- Supplied information -
========
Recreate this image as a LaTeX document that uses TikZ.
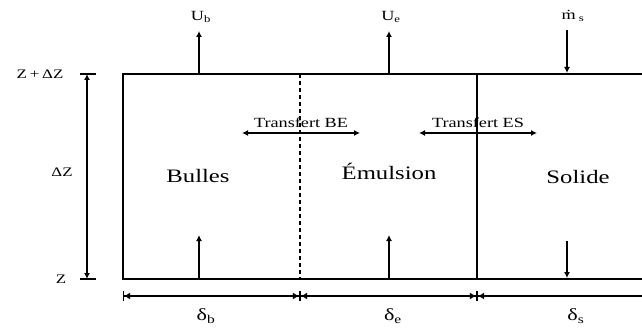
\documentclass[tikz,border=0pt]{standalone}
\usepackage{fontspec}
\setmainfont{Liberation Serif}
\usetikzlibrary{arrows.meta}
\tikzset{
  flux/.style={-{Latex[length=6pt,width=6pt]},line width=1.2pt},
  xfer/.style={{Latex[length=6pt,width=6pt]}-{Latex[length=6pt,width=6pt]},line width=1.2pt},
  cote/.style={{Bar[width=10pt]Latex[length=6pt,width=7pt]}-{Latex[length=6pt,width=7pt]Bar[width=10pt]},line width=1.1pt},
  zone/.style={inner sep=0pt,xscale=1.3,font=\fontsize{19}{21}\selectfont},
  lbl/.style={inner sep=0pt,xscale=1.3,font=\fontsize{14}{16}\selectfont},
}

\begin{document}
\begin{tikzpicture}[x=1pt,y=-1pt,line width=1.1pt]
  \useasboundingbox (0,0) rectangle (642,331);
  \clip (0,0) rectangle (642,331);
  % corners of the bed slice
  \coordinate (tl) at (123,74);
  \coordinate (br) at (660,279);
  \coordinate (bet) at (300,74);  \coordinate (beb) at (300,279);
  \coordinate (est) at (477,74);  \coordinate (esb) at (477,279);
  \draw (tl) rectangle (br);
  \draw[dash pattern=on 4pt off 3pt] (bet) -- (beb);
  \draw (est) -- (esb);
  % phases
  \node[zone] (bul) at (198,176) {Bulles};
  \node[zone] (emu) at (389,171) {Émulsion};
  \node[zone] (sol) at (578,177) {Solide};
  % flows at top
  \coordinate (ub0) at (199,74);  \coordinate (ub1) at (199,31);
  \coordinate (ue0) at (389,74);  \coordinate (ue1) at (389,31);
  \coordinate (ms0) at (567,30);  \coordinate (ms1) at (567,73);
  \draw[flux] (ub0) -- (ub1);
  \draw[flux] (ue0) -- (ue1);
  \draw[flux] (ms0) -- (ms1);
  \node[lbl] (ub) at (201,17) {U\textsubscript{b}};
  \node[lbl] (ue) at (391,17) {U\textsubscript{e}};
  \node[lbl] (ms) at (573,16) {ṁ\,\textsubscript{s}};
  % flows at bottom
  \coordinate (ib0) at (199,279); \coordinate (ib1) at (199,235);
  \coordinate (ie0) at (389,279); \coordinate (ie1) at (389,235);
  \coordinate (is0) at (567,241); \coordinate (is1) at (567,278);
  \draw[flux] (ib0) -- (ib1);
  \draw[flux] (ie0) -- (ie1);
  \draw[flux] (is0) -- (is1);
  % exchanges
  \coordinate (be0) at (242,133); \coordinate (be1) at (360,133);
  \coordinate (es0) at (419,133); \coordinate (es1) at (537,133);
  \draw[xfer] (be0) -- (be1);
  \draw[xfer] (es0) -- (es1);
  \node[lbl] (tbe) at (301,123) {Transfert BE};
  \node[lbl] (tes) at (478,123) {Transfert ES};
  % height
  \coordinate (h0) at (87,74);  \coordinate (h1) at (87,279);
  \draw (80,74) -- (96,74);
  \draw (80,279) -- (96,279);
  \draw[xfer] (h0) -- (h1);
  \node[lbl,font=\fontsize{13}{15}\selectfont] (zdz) at (40,74) {Z\,+\,ΔZ};
  \node[lbl,font=\fontsize{13}{15}\selectfont] (dz) at (62,172) {ΔZ};
  \node[lbl,font=\fontsize{13}{15}\selectfont] (z) at (61,279) {Z};
  % widths
  \coordinate (w0) at (123,296); \coordinate (w1) at (300,296);
  \coordinate (w2) at (477,296); \coordinate (w3) at (660,296);
  \draw[cote] (w0) -- (w1);
  \draw[cote] (w1) -- (w2);
  \draw[cote] (w2) -- (w3);
  \node[lbl,font=\fontsize{17}{19}\selectfont] (db) at (206,316) {δ\textsubscript{b}};
  \node[lbl,font=\fontsize{17}{19}\selectfont] (de) at (393,316) {δ\textsubscript{e}};
  \node[lbl,font=\fontsize{17}{19}\selectfont] (ds) at (576,316) {δ\textsubscript{s}};
\end{tikzpicture}
\end{document}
========
- What to work on -
Omit each picture, then return all of the listing exactly as it stands.

- Worked solution -
Recreate this image as a LaTeX document that uses TikZ.
\documentclass[tikz,border=0pt]{standalone}
\usepackage{fontspec}
\setmainfont{Liberation Serif}
\usetikzlibrary{arrows.meta}
\tikzset{
  flux/.style={-{Latex[length=6pt,width=6pt]},line width=1.2pt},
  xfer/.style={{Latex[length=6pt,width=6pt]}-{Latex[length=6pt,width=6pt]},line width=1.2pt},
  cote/.style={{Bar[width=10pt]Latex[length=6pt,width=7pt]}-{Latex[length=6pt,width=7pt]Bar[width=10pt]},line width=1.1pt},
  zone/.style={inner sep=0pt,xscale=1.3,font=\fontsize{19}{21}\selectfont},
  lbl/.style={inner sep=0pt,xscale=1.3,font=\fontsize{14}{16}\selectfont},
}

\begin{document}
\begin{tikzpicture}[x=1pt,y=-1pt,line width=1.1pt]
  \useasboundingbox (0,0) rectangle (642,331);
  \clip (0,0) rectangle (642,331);
  % corners of the bed slice
  \coordinate (tl) at (123,74);
  \coordinate (br) at (660,279);
  \coordinate (bet) at (300,74);  \coordinate (beb) at (300,279);
  \coordinate (est) at (477,74);  \coordinate (esb) at (477,279);
  \draw (tl) rectangle (br);
  \draw[dash pattern=on 4pt off 3pt] (bet) -- (beb);
  \draw (est) -- (esb);
  % phases
  \node[zone] (bul) at (198,176) {Bulles};
  \node[zone] (emu) at (389,171) {Émulsion};
  \node[zone] (sol) at (578,177) {Solide};
  % flows at top
  \coordinate (ub0) at (199,74);  \coordinate (ub1) at (199,31);
  \coordinate (ue0) at (389,74);  \coordinate (ue1) at (389,31);
  \coordinate (ms0) at (567,30);  \coordinate (ms1) at (567,73);
  \draw[flux] (ub0) -- (ub1);
  \draw[flux] (ue0) -- (ue1);
  \draw[flux] (ms0) -- (ms1);
  \node[lbl] (ub) at (201,17) {U\textsubscript{b}};
  \node[lbl] (ue) at (391,17) {U\textsubscript{e}};
  \node[lbl] (ms) at (573,16) {ṁ\,\textsubscript{s}};
  % flows at bottom
  \coordinate (ib0) at (199,279); \coordinate (ib1) at (199,235);
  \coordinate (ie0) at (389,279); \coordinate (ie1) at (389,235);
  \coordinate (is0) at (567,241); \coordinate (is1) at (567,278);
  \draw[flux] (ib0) -- (ib1);
  \draw[flux] (ie0) -- (ie1);
  \draw[flux] (is0) -- (is1);
  % exchanges
  \coordinate (be0) at (242,133); \coordinate (be1) at (360,133);
  \coordinate (es0) at (419,133); \coordinate (es1) at (537,133);
  \draw[xfer] (be0) -- (be1);
  \draw[xfer] (es0) -- (es1);
  \node[lbl] (tbe) at (301,123) {Transfert BE};
  \node[lbl] (tes) at (478,123) {Transfert ES};
  % height
  \coordinate (h0) at (87,74);  \coordinate (h1) at (87,279);
  \draw (80,74) -- (96,74);
  \draw (80,279) -- (96,279);
  \draw[xfer] (h0) -- (h1);
  \node[lbl,font=\fontsize{13}{15}\selectfont] (zdz) at (40,74) {Z\,+\,ΔZ};
  \node[lbl,font=\fontsize{13}{15}\selectfont] (dz) at (62,172) {ΔZ};
  \node[lbl,font=\fontsize{13}{15}\selectfont] (z) at (61,279) {Z};
  % widths
  \coordinate (w0) at (123,296); \coordinate (w1) at (300,296);
  \coordinate (w2) at (477,296); \coordinate (w3) at (660,296);
  \draw[cote] (w0) -- (w1);
  \draw[cote] (w1) -- (w2);
  \draw[cote] (w2) -- (w3);
  \node[lbl,font=\fontsize{17}{19}\selectfont] (db) at (206,316) {δ\textsubscript{b}};
  \node[lbl,font=\fontsize{17}{19}\selectfont] (de) at (393,316) {δ\textsubscript{e}};
  \node[lbl,font=\fontsize{17}{19}\selectfont] (ds) at (576,316) {δ\textsubscript{s}};
\end{tikzpicture}
\end{document}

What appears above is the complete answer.